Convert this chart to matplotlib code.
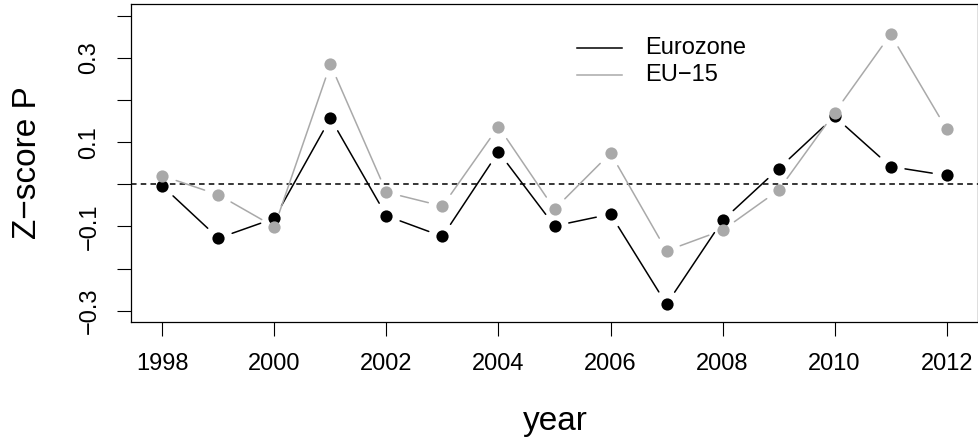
import matplotlib
matplotlib.use("Agg")
import matplotlib.pyplot as plt

plt.rcParams['font.family'] = ['Liberation Sans', 'DejaVu Sans']
plt.rcParams['lines.scale_dashes'] = False

# data
years = [1998, 1999, 2000, 2001, 2002, 2003, 2004, 2005,
         2006, 2007, 2008, 2009, 2010, 2011, 2012]
eurozone = [-0.004, -0.128, -0.081, 0.157, -0.075, -0.124, 0.077, -0.099,
            -0.071, -0.285, -0.086, 0.037, 0.161, 0.042, 0.021]
eu15 = [0.020, -0.025, -0.101, 0.285, -0.019, -0.052, 0.137, -0.059,
        0.074, -0.158, -0.109, -0.014, 0.170, 0.356, 0.131]
series_names = ['Eurozone', 'EU\u221215']
series_colors = ['black', '#a9a9a9']

xticks = [1998, 2000, 2002, 2004, 2006, 2008, 2010, 2012]
yticks = [-0.3, -0.2, -0.1, 0.0, 0.1, 0.2, 0.3, 0.4]
ytick_labels = ['\u22120.3', '', '\u22120.1', '', '0.1', '', '0.3', '']

W, H = 979, 444
fig = plt.figure(figsize=(W / 100, H / 100), dpi=100)
ax = fig.add_axes([131 / W, 1 - 322 / H, (978 - 131) / W, (322 - 4) / H])

ax.set_xlim(1997.44, 2012.56)
ax.set_ylim(-0.327, 0.428)

# dashed zero line
ax.axhline(0, color='black', lw=1.1, dashes=(4, 3), zorder=1)


# R style type="b": segments stop short of the points
def draw_series(xs, ys, color, z):
    for i in range(len(xs) - 1):
        ax.annotate('', xy=(xs[i + 1], ys[i + 1]), xytext=(xs[i], ys[i]),
                    arrowprops=dict(arrowstyle='-', color=color, lw=1.1,
                                    shrinkA=10.5, shrinkB=10.5),
                    zorder=z)
    ax.plot(xs, ys, 'o', color=color, markersize=8.8, markeredgewidth=0,
            zorder=z + 0.5)


draw_series(years, eurozone, series_colors[0], 2)
draw_series(years, eu15, series_colors[1], 3)

# ticks
ax.set_xticks(xticks)
ax.set_xticklabels([str(t) for t in xticks])
ax.set_yticks(yticks)
ax.set_yticklabels(ytick_labels, rotation=90, va='center')
ax.tick_params(axis='both', length=10, width=0.8, labelsize=17, pad=12)
for sp in ax.spines.values():
    sp.set_linewidth(0.9)

# axis titles
fig.text(555 / W, 1 - 430 / H, 'year', fontsize=24, ha='center', va='baseline')
fig.text(27.7 / W, 1 - 162.5 / H, 'Z\u2212score P', fontsize=24, rotation=90,
         ha='center', va='center')

# legend drawn by hand
for i, (name, col) in enumerate(zip(series_names, series_colors)):
    yy = 1 - (47.7 + 27.3 * i) / H
    fig.add_artist(plt.Line2D([577 / W, 622 / W], [yy, yy], color=col, lw=1.1,
                              transform=fig.transFigure))
    fig.text(645 / W, yy, name, fontsize=17, ha='left', va='center')

fig.savefig('out.png', dpi=100)
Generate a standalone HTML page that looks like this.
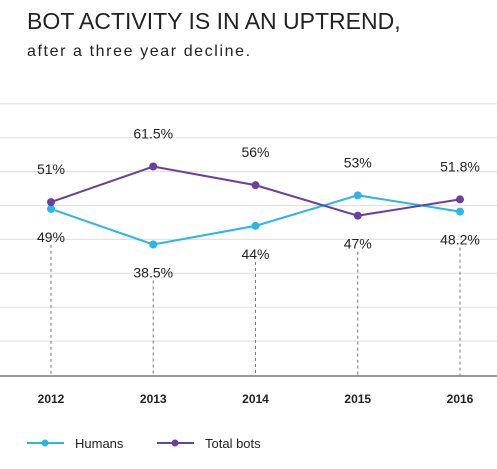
<!DOCTYPE html>
<html><head><meta charset="utf-8"><style>
body{margin:0;background:#fff;font-family:"Liberation Sans",sans-serif;}
#wrap{position:relative;width:497px;height:469px;overflow:hidden;}
.t{position:absolute;left:27px;top:8px;font-size:23px;color:#222;letter-spacing:0px;white-space:nowrap;}
.s{position:absolute;left:27px;top:43px;font-size:16px;color:#222;letter-spacing:1.6px;white-space:nowrap;}
</style></head><body>
<div id="wrap">
<div class="t">BOT ACTIVITY IS IN AN UPTREND,</div>
<div class="s">after a three year decline.</div>
<svg id="svg" width="497" height="469" style="position:absolute;left:0;top:0"></svg>
</div>
<script>
const years=["2012","2013","2014","2015","2016"];
const humans=[49,38.5,44,53,48.2];
const bots=[51,61.5,56,47,51.8];
const humanLabels=["49%","38.5%","44%","53%","48.2%"];
const botLabels=["51%","61.5%","56%","47%","51.8%"];
const gridTicks=[10,20,30,40,50,60,70,80];
const NS="http://www.w3.org/2000/svg";
const svg=document.getElementById('svg');
const xs=[51,154,256,358,460];
function x(i){return xs[0]+(xs[4]-xs[0])*i/(years.length-1);}
function y(v){return 375-v*3.39;}
function mk(t,a,p){const e=document.createElementNS(NS,t);for(const k in a)e.setAttribute(k,a[k]);(p||svg).appendChild(e);return e;}
gridTicks.forEach(v=>{const l=mk('line',{x1:0,x2:497,y1:y(v),y2:y(v),stroke:'#e2e2e2','stroke-width':1.2});

});
const base=mk('line',{x1:0,x2:497,y1:376,y2:376,stroke:'#777','stroke-width':1.5});


years.forEach((yr,i)=>{
 const lo=Math.min(humans[i],bots[i]);
 const d=mk('line',{x1:x(i),x2:x(i),y1:y(lo)+36,y2:376,stroke:'#777','stroke-width':1,'stroke-dasharray':'3,3'});
 
 
 const t=mk('text',{x:x(i),y:403,'text-anchor':'middle','font-size':12,'font-weight':'bold',fill:'#222'});
 t.textContent=yr;
 
 
});
function series(vals,labels,color,name,other){
 const pts=vals.map((v,i)=>x(i)+','+y(v)).join(' ');
 const pl=mk('polyline',{points:pts,fill:'none',stroke:color,'stroke-width':2});
 
 
 vals.forEach((v,i)=>{
  const c=mk('circle',{cx:x(i),cy:y(v),r:4,fill:color});
  
  
  const up=v>=other[i];
  const t=mk('text',{x:x(i),y:up?y(v)-28:y(v)+33,'text-anchor':'middle','font-size':14,fill:'#222'});
  t.textContent=labels[i];
  
  
 });
}
series(humans,humanLabels,'#2bb5e8','humans',bots);
series(bots,botLabels,'#6b3fa0','bots',humans);
function legend(x0,color,label,name){
 const g=mk('g',{});
 
 
 mk('line',{x1:x0,x2:x0+37,y1:443,y2:443,stroke:color,'stroke-width':2},g);
 mk('circle',{cx:x0+18,cy:443,r:3.5,fill:color},g);
 const t=mk('text',{x:x0+48,y:448,'font-size':13,fill:'#222'},g);
 t.textContent=label;
}
legend(27,'#2bb5e8','Humans','humans');
legend(157,'#6b3fa0','Total bots','bots');
</script>
</body></html>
* * * * * * *
Exercise brief:
Only the lines from the start of the records through the line containing "plt.rcParams['lines.scale_dashes'] = False" should be repeated, word for word, with the pictures left out.

Reply:
Convert this chart to matplotlib code.
import matplotlib
matplotlib.use("Agg")
import matplotlib.pyplot as plt

plt.rcParams['font.family'] = ['Liberation Sans', 'DejaVu Sans']
plt.rcParams['lines.scale_dashes'] = False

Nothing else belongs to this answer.